One of the treats of this series is the meal. Apparently his wife has a food blog and his daughter maintains a webpage for Bruno that has recipes. Here is an example of the type of meal Bruno enjoys throughout the entire series:
He left J-J and Isabelle sitting at the table on the terrace in the sunshine, watching Balzac explore his new home. Bruno took from his kitchen a small knife and bowl and went looking for lunch. He could never understand Pamela’s obsession with eradicating dandelions from her lawns; he presumed it was some odd British idiosyncrasy like its royal family and its warm beer. Everyone in France understood the pleasure of young dandelion leaves in a salad, but Bruno went further. He looked for the tiny green buds of the future flowers, snipped them off until he had a couple of dozen and then added some leaves of fresh parsley. He went back into the kitchen to peel a few cloves and wash the white asparagus. (This was obtained earlier, picked in the wild.) Humming to himself with pleasure at entertaining his friends, he cut some slices from the big smoked ham that hung fro the main roof beam. He put water on to boil for the asparagus and he tiny new potatoes, cracked a dozen of his own eggs into a bowl and took plates, glasses and cutlery out to the table where Isabelle and J-J were chatting about politics.
He tossed a know of butter into a large frying pan and turned on the gas, opened a bottle of Bergerac Sec and took it with baguette of fresh bread and a bottle of Badoit, his favourite mineral water, out to the table.

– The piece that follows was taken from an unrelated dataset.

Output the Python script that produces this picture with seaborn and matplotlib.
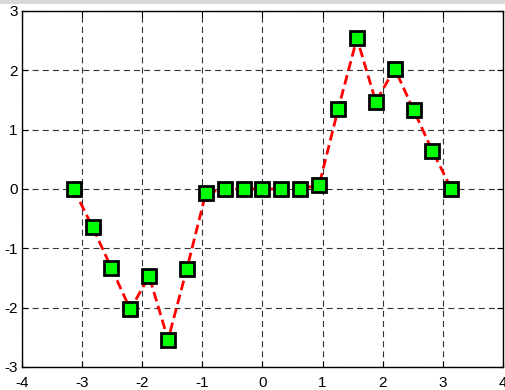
import numpy as np
import pandas as pd
import matplotlib
matplotlib.use("Agg")
import matplotlib.pyplot as plt
from matplotlib.patches import Rectangle
import seaborn as sns

# Sample positions and measured values
x_vals = [-3.1416, -2.8274, -2.5133, -2.1991, -1.8850, -1.5708, -1.2566,
          -0.9425, -0.6283, -0.3142, 0.0, 0.3142, 0.6283, 0.9425,
          1.2566, 1.5708, 1.8850, 2.1991, 2.5133, 2.8274, 3.1416]
y_vals = [0.0, -0.64, -1.33, -2.03, -1.47, -2.54, -1.34,
          -0.07, 0.00, 0.00, 0.0, 0.00, 0.00, 0.07,
          1.34, 2.54, 1.47, 2.03, 1.33, 0.64, 0.0]
x_ticks = [-4, -3, -2, -1, 0, 1, 2, 3, 4]
y_ticks = [-3, -2, -1, 0, 1, 2, 3]

df = pd.DataFrame({"x": x_vals, "y": y_vals})

sns.set_theme(style="white")
plt.rcParams["font.family"] = ["Liberation Sans", "DejaVu Sans"]
plt.rcParams["lines.scale_dashes"] = False

fig = plt.figure(figsize=(5.06, 3.90), dpi=100, facecolor="white")
W, H = 506, 390
ax = fig.add_axes([22 / W, (H - 367) / H, (503 - 22) / W, (367 - 11) / H])
ax.set_facecolor("white")

# grey band of the window frame along the top edge
fig.patches.append(Rectangle((0, (H - 4) / H), 1, 4 / H, transform=fig.transFigure,
                             facecolor="#d9d9d9", edgecolor="none", zorder=0))

sns.lineplot(data=df, x="x", y="y", ax=ax, sort=False, color="#ff0000",
             linewidth=2, linestyle=(0, (7.0, 3.4)), marker="s", markersize=10,
             markerfacecolor="#00ff00", markeredgecolor="black",
             markeredgewidth=2, zorder=3)

ax.set_xlim(-4, 4)
ax.set_ylim(-3, 3)
ax.set_xticks(x_ticks)
ax.set_yticks(y_ticks)
ax.set_xticklabels([str(t) for t in x_ticks])
ax.set_yticklabels([str(t) for t in y_ticks])
ax.set_xlabel("")
ax.set_ylabel("")

ax.grid(True, color="#333333", linewidth=0.8, linestyle=(0, (4.3, 3.0)))
ax.set_axisbelow(True)

for s in ax.spines.values():
    s.set_visible(True)
    s.set_color("black")
    s.set_linewidth(1.0)

ax.tick_params(axis="both", direction="in", length=4, width=0.8, colors="black",
               labelsize=11, top=True, right=True, bottom=True, left=True)
ax.tick_params(axis="x", pad=6.5)
ax.tick_params(axis="y", pad=3)

fig.savefig("out.png", dpi=100, facecolor="white")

Back in the kitchen, the butter was starting to bubble and he added some crushed garlic and the dandelion buds, and began stirring the eggs with a large fork. He seasoned the eggs with salt and pepper and turned back to the buds. When he felt the little buds begin to soften under his spatula, he added the eggs and began to swirl them around the pan. He broke off briefly to stand the asparagus in their special tall cylindrical pan that he’d found in a broucante; now they were ready for the boiling water.
‘Can I help?’ Isabelle asked, coming into the kitchen, Balzac at her heels, raising his nose to sniff the tantalizing new scents of a kitchen. “It’s so good to be back here, watching you cook. It’s even better with the sunshine and a dog at our feet. It feels like summer.’
Bruno threw her a smiling glance before starting to fold the omelette. Last summer had been that first, glorious rapture of their love affair before she had decided to pursue her career in Paris. He could never decide whether he wanted a clean and surgical end of it, or to go on with their thrilling but frustrating reunions on snatched weekends. Just to look at her was to know he could not give her up, although in the back of his mind he knew that her inevitable departure would leave him miserable and guilty at the sense of betraying the distant Pamela.
“You can take this out to the table, ’ he said, sliding the folded omelette into a large oval dish, and then tearing up the parsley leaves to sprinkle on top. Before she picked up the plates, Isabelle took his arm and turned him to her to kiss him gently on the lips. He felt her tongue tease him briefly before she broke off and picked up the dish.
I smell truffles, but I don’t see any,’ J-J, fork in one hand and bread in the other. His wine glass was already empty. Bruno refilled it.
‘I left a small one in the egg box,’ Bruno replied. ‘Egg shells are porous so they absorb some of the flavour, not enough to overwhelm the pissenlit.’
When they finished the course, Bruno went back to the kitchen and sliced butter into the frying pan to melt before he drained the potatoes and asparagus. He put them into new dishes, poured on the melted butter, sprinkled more parsley on the potatoes and rejoined the others. (pp 166-68)
Bon appétit!! I am always hungry when I read a Bruno crime story but sated.